Буквально через пару недель после папиного ареста меня вызвали на бюро комсомольского комитета. Длинный стол был покрыт кумачом. Над столом - портреты Сталина и Ежова. Солнце косой трубой высвечивало неприкаянность пылинок.

Новый комсорг и члены бюро приступили к разговору. Было сказано, что я всегда была примерной комсомолкой, поэтому мне и хотят помочь. В данный, решающий момент все зависит от меня самой. Для того чтобы всем было ясно, что при создавшемся положении вещей я продолжаю мыслить как настоящий член ВЛКСМ и гражданин своей страны, я должна публично отречься от своего отца - "врага народа". Долг каждого честного человека - поступить именно так. Другого выхода нет. Как я отношусь к сказанному, что думаю, спросили меня в заключение.
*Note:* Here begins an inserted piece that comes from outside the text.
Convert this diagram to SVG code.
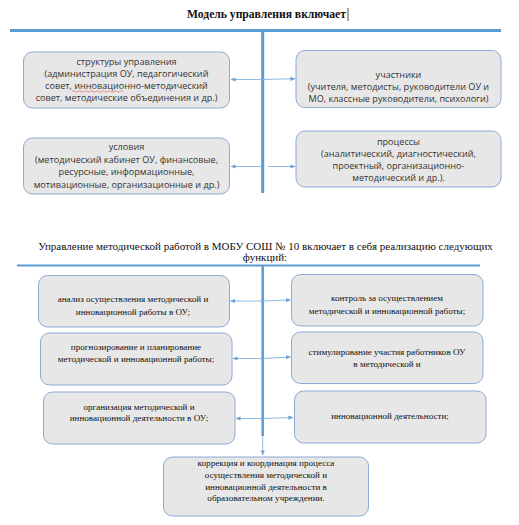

К тому, чтобы отречься от отца? Об этом думать было нечего.

- Мой отец ни в чем не виноват! - отрезала я.

- Откуда ты это можешь знать? Кто тебе дал право ручаться за отца? - жестоко наступали на меня.

- Право? Никто не давал. Сама знаю! Не виноват!

- Что ж, докажи.

Что значит "докажи"? Была вера, не допускающая и мысли о виновности отца. Я могла рассказать о его перегруженности, бескорыстной самоотдаче, о том, как важно ему было, чтобы дети росли правдивыми и честными. А "доказать"?..

Впрочем, разговор об "отречении" представился средством, используемым для устрашения, для проверки меня. Не может же быть в самом деле серьезным предложение отречься от отца!

Через несколько дней я прочла объявление: состоится комсомольское собрание. Один из вопросов повестки дня - обо мне.

На собрании я слушала, но опять не верила, что все это относится ко мне. Председатель очерствевшим голосом докладывал о какой-то Петкевич, как о "дочери врага народа", для которой органы НКВД не являются, видите ли, авторитетом. Она не верит, что ее отец арестован за дело, и не желает отказаться от него, что и ставит ее в данной ситуации вне комсомола.

- Кто за исключение Петкевич из рядов ВЛКСМ?

Поднялся лес рук. "За" не проголосовали лишь двое: отличник нашего класса Илья Грановский и мальчик из параллельного класса.